Tuesday, May 18, 2010
No, I'm not making this today, or tomorrow, or this week, or the next week. I just want to share it with you because it's so fresh and delicious that keeping it to myself would just be naughty and selfish. Oddly enough, I don't like the sad attempt at authentic mozzarella for this recipe (the kind you find in tubs of water at the store: soft and squishy balls of counterfeit). For this recipe, I like the even MORE pathetic excuse for mozzarella (the solid block kind you find next to monterey jack; Polly-O is my favorite and has the best flavor of these little fakers). The reason is, the fake block version melts better against the hot pasta, while the squishy ball kind just sits there and has a flavor too mild to compete against all the other elements of the dish. Hence, I'm using Polly-O. Use what you want, but don't come complaining to me when you can hardly taste it in here.
-1 lbs pasta, either penne or spaghetti
-4 fresh, juicy tomatoes, ideally homegrown but if you must buy the vine type from the store. You can also use a large can of diced tomatoes and even reserve some of the juice in the can.
-a generous handful of fresh basil (about 20 leaves), chiffonade
-10 Kalamata olives, pitted and halved
-2 large cloves garlic, put through the crusher
-1/2 block of Polly-O mozzarella
-3 tbs of the olive juice (I like this better, but you can use lemon juice if you want)

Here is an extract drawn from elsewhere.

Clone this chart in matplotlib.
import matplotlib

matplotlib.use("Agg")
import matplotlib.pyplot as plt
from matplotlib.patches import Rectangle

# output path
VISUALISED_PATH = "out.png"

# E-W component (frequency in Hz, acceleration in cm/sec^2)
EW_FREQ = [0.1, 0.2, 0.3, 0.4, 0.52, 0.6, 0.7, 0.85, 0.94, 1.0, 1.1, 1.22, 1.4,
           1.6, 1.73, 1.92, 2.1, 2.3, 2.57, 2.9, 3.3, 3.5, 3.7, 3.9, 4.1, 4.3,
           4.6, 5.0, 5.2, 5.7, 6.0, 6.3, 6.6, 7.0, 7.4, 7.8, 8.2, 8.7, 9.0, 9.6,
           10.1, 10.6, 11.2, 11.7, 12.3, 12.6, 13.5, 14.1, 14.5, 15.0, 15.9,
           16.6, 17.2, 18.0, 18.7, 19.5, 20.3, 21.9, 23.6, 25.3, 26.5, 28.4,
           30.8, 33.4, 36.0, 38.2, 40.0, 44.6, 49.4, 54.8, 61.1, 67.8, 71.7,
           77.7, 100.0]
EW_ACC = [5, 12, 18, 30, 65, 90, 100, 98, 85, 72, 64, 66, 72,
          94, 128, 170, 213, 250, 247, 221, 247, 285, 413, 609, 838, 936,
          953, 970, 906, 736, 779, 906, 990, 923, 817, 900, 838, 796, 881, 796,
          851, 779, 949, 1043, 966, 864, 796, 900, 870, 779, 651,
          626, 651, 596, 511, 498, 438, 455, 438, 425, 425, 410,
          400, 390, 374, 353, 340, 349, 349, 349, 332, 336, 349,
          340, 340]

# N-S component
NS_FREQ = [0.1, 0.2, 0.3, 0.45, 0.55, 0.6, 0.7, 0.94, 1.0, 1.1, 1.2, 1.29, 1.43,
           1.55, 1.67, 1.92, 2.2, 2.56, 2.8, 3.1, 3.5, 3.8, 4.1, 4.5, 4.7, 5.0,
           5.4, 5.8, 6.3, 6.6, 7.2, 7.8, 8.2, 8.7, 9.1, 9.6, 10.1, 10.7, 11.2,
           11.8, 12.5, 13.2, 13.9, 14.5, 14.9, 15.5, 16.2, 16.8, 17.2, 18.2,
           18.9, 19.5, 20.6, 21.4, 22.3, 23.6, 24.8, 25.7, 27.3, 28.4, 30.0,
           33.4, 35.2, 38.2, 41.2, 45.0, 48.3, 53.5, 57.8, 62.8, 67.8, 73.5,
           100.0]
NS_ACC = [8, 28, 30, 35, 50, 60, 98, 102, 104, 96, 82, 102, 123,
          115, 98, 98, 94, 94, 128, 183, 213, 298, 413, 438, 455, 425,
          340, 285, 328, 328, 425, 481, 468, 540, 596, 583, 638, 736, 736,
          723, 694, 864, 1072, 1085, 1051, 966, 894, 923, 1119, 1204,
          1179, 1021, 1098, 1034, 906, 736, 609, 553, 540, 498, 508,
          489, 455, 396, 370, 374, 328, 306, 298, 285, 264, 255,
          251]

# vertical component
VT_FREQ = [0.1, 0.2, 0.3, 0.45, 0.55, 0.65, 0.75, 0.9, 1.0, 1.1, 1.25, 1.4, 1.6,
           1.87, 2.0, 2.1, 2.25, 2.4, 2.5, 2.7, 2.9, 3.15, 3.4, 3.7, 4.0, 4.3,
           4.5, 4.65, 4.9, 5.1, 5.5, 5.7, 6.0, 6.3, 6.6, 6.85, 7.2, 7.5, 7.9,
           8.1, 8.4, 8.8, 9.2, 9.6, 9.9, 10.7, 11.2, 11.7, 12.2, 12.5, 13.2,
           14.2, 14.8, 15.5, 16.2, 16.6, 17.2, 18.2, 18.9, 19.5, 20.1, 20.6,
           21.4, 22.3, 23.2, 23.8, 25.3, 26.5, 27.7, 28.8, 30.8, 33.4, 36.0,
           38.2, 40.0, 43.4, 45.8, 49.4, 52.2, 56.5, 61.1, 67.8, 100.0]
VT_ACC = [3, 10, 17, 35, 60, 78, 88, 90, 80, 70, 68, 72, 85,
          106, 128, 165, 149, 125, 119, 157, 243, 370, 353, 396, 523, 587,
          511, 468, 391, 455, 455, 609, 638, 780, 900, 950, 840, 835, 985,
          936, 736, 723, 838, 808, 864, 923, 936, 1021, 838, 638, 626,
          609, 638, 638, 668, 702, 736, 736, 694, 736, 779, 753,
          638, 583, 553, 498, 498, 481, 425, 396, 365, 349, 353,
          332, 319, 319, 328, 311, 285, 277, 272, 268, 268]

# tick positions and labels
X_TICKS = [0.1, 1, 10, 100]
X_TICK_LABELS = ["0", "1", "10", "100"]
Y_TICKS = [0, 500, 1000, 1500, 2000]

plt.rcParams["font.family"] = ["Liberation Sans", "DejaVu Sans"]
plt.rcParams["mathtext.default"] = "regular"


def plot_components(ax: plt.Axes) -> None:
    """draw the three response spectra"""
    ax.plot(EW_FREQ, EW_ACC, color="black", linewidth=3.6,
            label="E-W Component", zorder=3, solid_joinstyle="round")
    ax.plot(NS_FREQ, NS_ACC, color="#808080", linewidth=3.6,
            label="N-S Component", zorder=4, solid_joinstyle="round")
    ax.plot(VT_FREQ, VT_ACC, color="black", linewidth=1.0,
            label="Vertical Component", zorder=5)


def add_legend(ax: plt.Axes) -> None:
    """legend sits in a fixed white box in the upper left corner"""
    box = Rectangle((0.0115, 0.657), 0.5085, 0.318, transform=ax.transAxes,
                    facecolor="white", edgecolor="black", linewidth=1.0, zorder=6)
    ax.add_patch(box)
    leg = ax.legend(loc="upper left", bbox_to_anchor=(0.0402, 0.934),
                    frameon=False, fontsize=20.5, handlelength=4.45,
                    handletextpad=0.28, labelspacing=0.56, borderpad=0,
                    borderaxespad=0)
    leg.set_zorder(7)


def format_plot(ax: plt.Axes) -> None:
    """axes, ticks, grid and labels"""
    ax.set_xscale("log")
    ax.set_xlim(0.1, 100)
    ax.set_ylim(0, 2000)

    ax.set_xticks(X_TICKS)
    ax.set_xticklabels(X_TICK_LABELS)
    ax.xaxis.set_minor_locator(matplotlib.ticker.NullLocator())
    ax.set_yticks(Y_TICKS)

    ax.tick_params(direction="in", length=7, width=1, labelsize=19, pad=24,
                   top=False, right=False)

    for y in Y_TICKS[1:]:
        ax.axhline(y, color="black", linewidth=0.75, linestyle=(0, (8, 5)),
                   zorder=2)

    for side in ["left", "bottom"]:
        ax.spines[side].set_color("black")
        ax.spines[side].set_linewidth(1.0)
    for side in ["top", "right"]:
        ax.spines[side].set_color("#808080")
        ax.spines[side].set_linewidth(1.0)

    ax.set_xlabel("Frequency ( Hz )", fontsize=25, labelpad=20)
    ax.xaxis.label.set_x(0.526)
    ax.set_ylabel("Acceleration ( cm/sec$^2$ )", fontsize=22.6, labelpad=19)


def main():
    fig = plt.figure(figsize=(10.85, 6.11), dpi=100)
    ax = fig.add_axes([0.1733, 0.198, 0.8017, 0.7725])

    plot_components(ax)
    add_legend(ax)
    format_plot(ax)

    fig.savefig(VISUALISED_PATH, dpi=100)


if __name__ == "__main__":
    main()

-about 1/3 cup extra virgin olive oil (use extra virgin for fresh sauces as it has so much more flavor) and a bit more to coat the pasta
While you're boiling your pasta, in a bowl, place your minced garlic and olive juice in the bottom, then whisk in the olive oil, carefully emulsifying the liquids. Add the tomatoes, olives, basil and toss. If you used canned tomato, let some of the juice from the can get in with everything. Chopped your mozzarella into half-inch cubes. Once your pasta is cooked al dente, drain it and give it a good douse of olive oil to coat it well and toss in your mozzarella (I like to put the cheese in before the cold ingredients so it starts to melt a bit). Finally, mix your tomato mixture into the pasta, salt and pepper it to taste, and serve it up presto.